Un film di parte? Una storia del passato strumentalizzata per il presente? «A me non importa se un film è di destra o di sinistra», dice Martinelli; «mi importa che emozioni. Ho fatto tre sceneggiature con Age e Scarpelli, due maestri, e da loro ho imparato che un regista deve insegnare emozionando». Ma che il film sia un film politico è dimostrato dalle difficoltà che ha incontrato nel prendere forma. «All’inizio abbiamo trovato ostilità», confida Martinelli; «abbiamo perso due anni per far passare il progetto in Rai». Poi altri due anni di riprese, in Romania: forse con l’impiego di un po’ di comparse allora ancora extracomunitarie. In tutto il film è costato trenta milioni di euro. Dal 9 ottobre sarà in trecento sale cinematografiche. Tra un anno la versione più lunga sarà trasmessa a puntate da Rai Uno.
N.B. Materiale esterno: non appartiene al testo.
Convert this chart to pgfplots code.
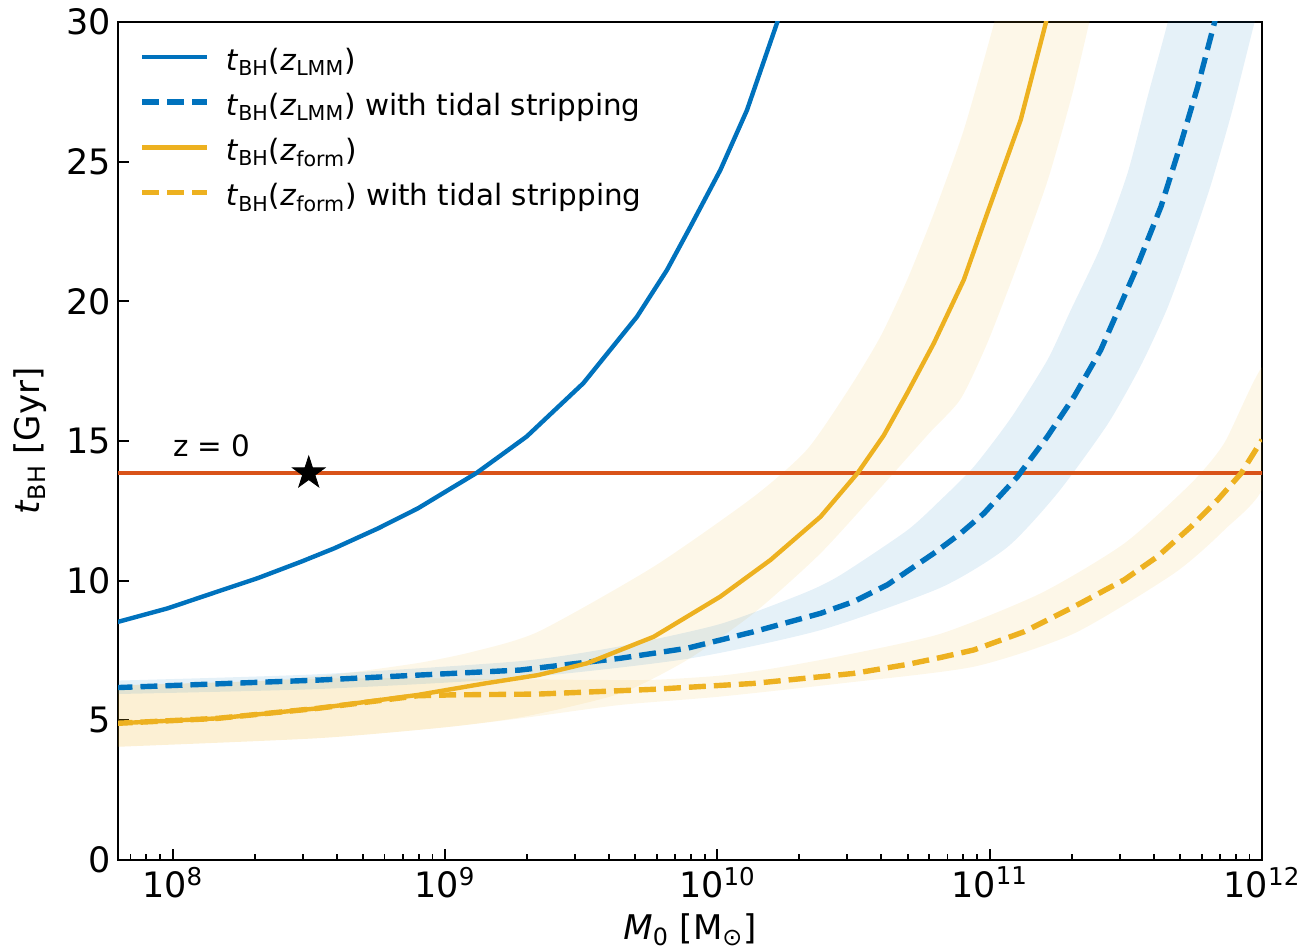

Che il tutto faccia parte di un progetto più ampio, quello di dare alla Lega - finalmente - la dignità di cultura e di storia, è confermato da un altro progetto già avviato. Bossi stesso l’ha voluto annunciare per primo, con Martinelli al suo fianco, alla festa leghista: un film sull’11 settembre 1683, la battaglia di Vienna. Il regista ne parla quasi con commozione: « la storia del sacerdote Marco d’Aviano, l’uomo che ha salvato l’Europa dall’islamizzazione. Dopo Lepanto, sembrava che i musulmani avessero desistito dal proposito di islamizzare l’Occidente. Marco d’Aviano capì che non era così e convinse i regnanti europei a formare una lega santa per difendersi. Misero insieme un esercito di 70.000 uomini, niente in confronto ai 300.000 del condottiero Karà Mustafà. Eppure, riuscirono a fermare le truppe musulmane ormai arrivate alle porte di Vienna». Sarà un kolossal pieno di effetti speciali pure quello, perché quell’assedio, spiega Martinelli, «fu la prima guerra batteriologica, gli islamici lanciavano con la catapulta topi infetti dentro le mura della città, provocando la peste».
Quanti riferimenti al presente. I critici giudicheranno i film. La storia giudicherà se Milano e l’Occidente sono assediati oggi come ai tempi del Barbarossa e di Karà Mustafà.